Leave out any picture and return the remaining listing below exactly as given.
---------- Material
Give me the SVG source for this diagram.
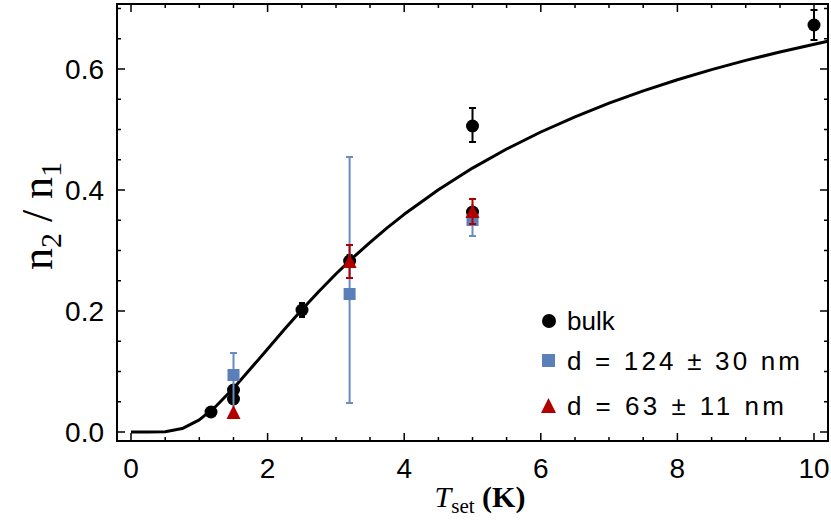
<svg xmlns="http://www.w3.org/2000/svg" width="831" height="527" viewBox="0 0 831 527">
<style>
.t{font-family:"Liberation Sans",Arial,sans-serif;font-size:28px;fill:#000}
.lg{font-family:"Liberation Sans",Arial,sans-serif;font-size:26px;fill:#000}
.s{font-family:"Liberation Serif","Times New Roman",serif;fill:#000}
.tk{stroke:#000;stroke-width:1.5}
.eb{stroke:#000;stroke-width:2}
.ebb{stroke:#6a8cc4;stroke-width:2}
.ebr{stroke:#b00000;stroke-width:2}
</style>
<rect width="831" height="527" fill="#fff"/>
<g id="frame">
<rect x="117" y="4" width="711" height="437" fill="none" stroke="#000" stroke-width="2"/>
<path class="tk" d="M131,441v-8M267.6,441v-8M404.2,441v-8M540.8,441v-8M677.4,441v-8M814,441v-8M131,4v8M267.6,4v8M404.2,4v8M540.8,4v8M677.4,4v8M814,4v8
M165.2,441v-4M199.3,441v-4M233.5,441v-4M301.8,441v-4M336,441v-4M370,441v-4M438.4,441v-4M472.5,441v-4M506.6,441v-4M575,441v-4M609,441v-4M643.2,441v-4M711.6,441v-4M745.7,441v-4M780,441v-4
M165.2,4v4M199.3,4v4M233.5,4v4M301.8,4v4M336,4v4M370,4v4M438.4,4v4M472.5,4v4M506.6,4v4M575,4v4M609,4v4M643.2,4v4M711.6,4v4M745.7,4v4M780,4v4
M117,432h8M117,311h8M117,190h8M117,69h8M828,432h-8M828,311h-8M828,190h-8M828,69h-8
M117,401.8h4M117,371.5h4M117,341.3h4M117,280.8h4M117,250.5h4M117,220.3h4M117,159.8h4M117,129.5h4M117,99.3h4M117,38.8h4M117,8.5h4
M828,401.8h-4M828,371.5h-4M828,341.3h-4M828,280.8h-4M828,250.5h-4M828,220.3h-4M828,159.8h-4M828,129.5h-4M828,99.3h-4M828,38.8h-4M828,8.5h-4"/>
</g>
<g id="labels">
<text class="t" x="104" y="442" text-anchor="end">0.0</text>
<text class="t" x="104" y="321" text-anchor="end">0.2</text>
<text class="t" x="104" y="200" text-anchor="end">0.4</text>
<text class="t" x="104" y="79" text-anchor="end">0.6</text>
<text class="t" x="131" y="478" text-anchor="middle">0</text>
<text class="t" x="267.6" y="478" text-anchor="middle">2</text>
<text class="t" x="404.2" y="478" text-anchor="middle">4</text>
<text class="t" x="540.8" y="478" text-anchor="middle">6</text>
<text class="t" x="677.4" y="478" text-anchor="middle">8</text>
<text class="t" x="814" y="478" text-anchor="middle">10</text>
<text class="s" font-size="44" transform="translate(52,216) rotate(-90)" text-anchor="middle">n<tspan font-size="30" dy="9">2</tspan><tspan dy="-9"> / n</tspan><tspan font-size="30" dy="9">1</tspan></text>
<text class="s" font-size="30" x="480" y="507" text-anchor="middle"><tspan font-style="italic">T</tspan><tspan font-size="21" dy="6">set</tspan><tspan dy="-6" font-weight="bold"> (K)</tspan></text>
</g>
<g id="connectors">
<path d="M131,432 L148,432 L165.2,431.7 L182.2,428.6 L199.3,419.9 L216.4,405.8 L233.5,388.3 L250.5,368.8 L267.6,348.9 L284.7,329.1 L301.8,309.8 L318.8,291.5 L335.9,274 L353,257.6 L370.1,242.3 L387.1,227.9 L404.2,214.3 L438.4,189.8 L472.5,168.1 L506.6,149 L540.8,132 L575,116.8 L609.1,103.2 L643.3,90.9 L677.4,79.8 L711.6,69.6 L745.7,60.4 L779.9,52 L827.7,41.3" fill="none" stroke="#000" stroke-width="3" stroke-linejoin="round"/>
</g>
<g id="bulk">
<path class="eb" d="M302,303v14M299,303h6M299,317h6M349.6,255v12M346.6,255h6M346.6,267h6M472.5,108v34M469,108h7M469,142h7M814,10v30M810.5,10h7M810.5,40h7"/>
<circle cx="211" cy="412" r="6.5"/>
<circle cx="233.5" cy="399" r="6.5"/>
<circle cx="233.5" cy="390" r="6.5"/>
<circle cx="302" cy="310" r="6.5"/>
<circle cx="349.6" cy="261" r="6.5"/>
<circle cx="472.5" cy="126" r="6.5"/>
<circle cx="472.5" cy="212" r="6.5"/>
<circle cx="814" cy="25" r="6.5"/>
</g>
<g id="d124">
<path class="ebb" d="M233.5,353v55M230,353h7M349.6,157v246M346,157h7M346,403h7M472.5,204v32M469,236h7"/>
<rect x="227.5" y="369" width="12" height="12" fill="#5b7fb8"/>
<rect x="343.6" y="288" width="12" height="12" fill="#5b7fb8"/>
<rect x="466.5" y="214" width="12" height="12" fill="#5b7fb8"/>
</g>
<g id="d63">
<path class="ebr" d="M349.6,245v33M346,245h7M346,278h7M472.5,199v25M469,199h7M469,224h7"/>
<polygon points="233.5,405 240.5,419 226.5,419" fill="#b00000"/>
<polygon points="349.6,254 356.6,268 342.6,268" fill="#b00000"/>
<polygon points="472.5,204 479.5,218 465.5,218" fill="#b00000"/>
</g>
<g id="legend">
<circle cx="549" cy="321" r="7"/>
<text class="lg" x="567" y="330">bulk</text>
<rect x="542" y="354" width="13" height="13" fill="#5b7fb8"/>
<text class="lg" x="567" y="370" textLength="233" lengthAdjust="spacing">d = 124 ± 30 nm</text>
<polygon points="548.5,398 556,413 541,413" fill="#b00000"/>
<text class="lg" x="567" y="415" textLength="217" lengthAdjust="spacing">d = 63 ± 11 nm</text>
</g>
</svg>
--------------------
● **Answer**:
Give me the SVG source for this diagram.
<svg xmlns="http://www.w3.org/2000/svg" width="831" height="527" viewBox="0 0 831 527">
<style>
.t{font-family:"Liberation Sans",Arial,sans-serif;font-size:28px;fill:#000}
.lg{font-family:"Liberation Sans",Arial,sans-serif;font-size:26px;fill:#000}
.s{font-family:"Liberation Serif","Times New Roman",serif;fill:#000}
.tk{stroke:#000;stroke-width:1.5}
.eb{stroke:#000;stroke-width:2}
.ebb{stroke:#6a8cc4;stroke-width:2}
.ebr{stroke:#b00000;stroke-width:2}
</style>
<rect width="831" height="527" fill="#fff"/>
<g id="frame">
<rect x="117" y="4" width="711" height="437" fill="none" stroke="#000" stroke-width="2"/>
<path class="tk" d="M131,441v-8M267.6,441v-8M404.2,441v-8M540.8,441v-8M677.4,441v-8M814,441v-8M131,4v8M267.6,4v8M404.2,4v8M540.8,4v8M677.4,4v8M814,4v8
M165.2,441v-4M199.3,441v-4M233.5,441v-4M301.8,441v-4M336,441v-4M370,441v-4M438.4,441v-4M472.5,441v-4M506.6,441v-4M575,441v-4M609,441v-4M643.2,441v-4M711.6,441v-4M745.7,441v-4M780,441v-4
M165.2,4v4M199.3,4v4M233.5,4v4M301.8,4v4M336,4v4M370,4v4M438.4,4v4M472.5,4v4M506.6,4v4M575,4v4M609,4v4M643.2,4v4M711.6,4v4M745.7,4v4M780,4v4
M117,432h8M117,311h8M117,190h8M117,69h8M828,432h-8M828,311h-8M828,190h-8M828,69h-8
M117,401.8h4M117,371.5h4M117,341.3h4M117,280.8h4M117,250.5h4M117,220.3h4M117,159.8h4M117,129.5h4M117,99.3h4M117,38.8h4M117,8.5h4
M828,401.8h-4M828,371.5h-4M828,341.3h-4M828,280.8h-4M828,250.5h-4M828,220.3h-4M828,159.8h-4M828,129.5h-4M828,99.3h-4M828,38.8h-4M828,8.5h-4"/>
</g>
<g id="labels">
<text class="t" x="104" y="442" text-anchor="end">0.0</text>
<text class="t" x="104" y="321" text-anchor="end">0.2</text>
<text class="t" x="104" y="200" text-anchor="end">0.4</text>
<text class="t" x="104" y="79" text-anchor="end">0.6</text>
<text class="t" x="131" y="478" text-anchor="middle">0</text>
<text class="t" x="267.6" y="478" text-anchor="middle">2</text>
<text class="t" x="404.2" y="478" text-anchor="middle">4</text>
<text class="t" x="540.8" y="478" text-anchor="middle">6</text>
<text class="t" x="677.4" y="478" text-anchor="middle">8</text>
<text class="t" x="814" y="478" text-anchor="middle">10</text>
<text class="s" font-size="44" transform="translate(52,216) rotate(-90)" text-anchor="middle">n<tspan font-size="30" dy="9">2</tspan><tspan dy="-9"> / n</tspan><tspan font-size="30" dy="9">1</tspan></text>
<text class="s" font-size="30" x="480" y="507" text-anchor="middle"><tspan font-style="italic">T</tspan><tspan font-size="21" dy="6">set</tspan><tspan dy="-6" font-weight="bold"> (K)</tspan></text>
</g>
<g id="connectors">
<path d="M131,432 L148,432 L165.2,431.7 L182.2,428.6 L199.3,419.9 L216.4,405.8 L233.5,388.3 L250.5,368.8 L267.6,348.9 L284.7,329.1 L301.8,309.8 L318.8,291.5 L335.9,274 L353,257.6 L370.1,242.3 L387.1,227.9 L404.2,214.3 L438.4,189.8 L472.5,168.1 L506.6,149 L540.8,132 L575,116.8 L609.1,103.2 L643.3,90.9 L677.4,79.8 L711.6,69.6 L745.7,60.4 L779.9,52 L827.7,41.3" fill="none" stroke="#000" stroke-width="3" stroke-linejoin="round"/>
</g>
<g id="bulk">
<path class="eb" d="M302,303v14M299,303h6M299,317h6M349.6,255v12M346.6,255h6M346.6,267h6M472.5,108v34M469,108h7M469,142h7M814,10v30M810.5,10h7M810.5,40h7"/>
<circle cx="211" cy="412" r="6.5"/>
<circle cx="233.5" cy="399" r="6.5"/>
<circle cx="233.5" cy="390" r="6.5"/>
<circle cx="302" cy="310" r="6.5"/>
<circle cx="349.6" cy="261" r="6.5"/>
<circle cx="472.5" cy="126" r="6.5"/>
<circle cx="472.5" cy="212" r="6.5"/>
<circle cx="814" cy="25" r="6.5"/>
</g>
<g id="d124">
<path class="ebb" d="M233.5,353v55M230,353h7M349.6,157v246M346,157h7M346,403h7M472.5,204v32M469,236h7"/>
<rect x="227.5" y="369" width="12" height="12" fill="#5b7fb8"/>
<rect x="343.6" y="288" width="12" height="12" fill="#5b7fb8"/>
<rect x="466.5" y="214" width="12" height="12" fill="#5b7fb8"/>
</g>
<g id="d63">
<path class="ebr" d="M349.6,245v33M346,245h7M346,278h7M472.5,199v25M469,199h7M469,224h7"/>
<polygon points="233.5,405 240.5,419 226.5,419" fill="#b00000"/>
<polygon points="349.6,254 356.6,268 342.6,268" fill="#b00000"/>
<polygon points="472.5,204 479.5,218 465.5,218" fill="#b00000"/>
</g>
<g id="legend">
<circle cx="549" cy="321" r="7"/>
<text class="lg" x="567" y="330">bulk</text>
<rect x="542" y="354" width="13" height="13" fill="#5b7fb8"/>
<text class="lg" x="567" y="370" textLength="233" lengthAdjust="spacing">d = 124 ± 30 nm</text>
<polygon points="548.5,398 556,413 541,413" fill="#b00000"/>
<text class="lg" x="567" y="415" textLength="217" lengthAdjust="spacing">d = 63 ± 11 nm</text>
</g>
</svg>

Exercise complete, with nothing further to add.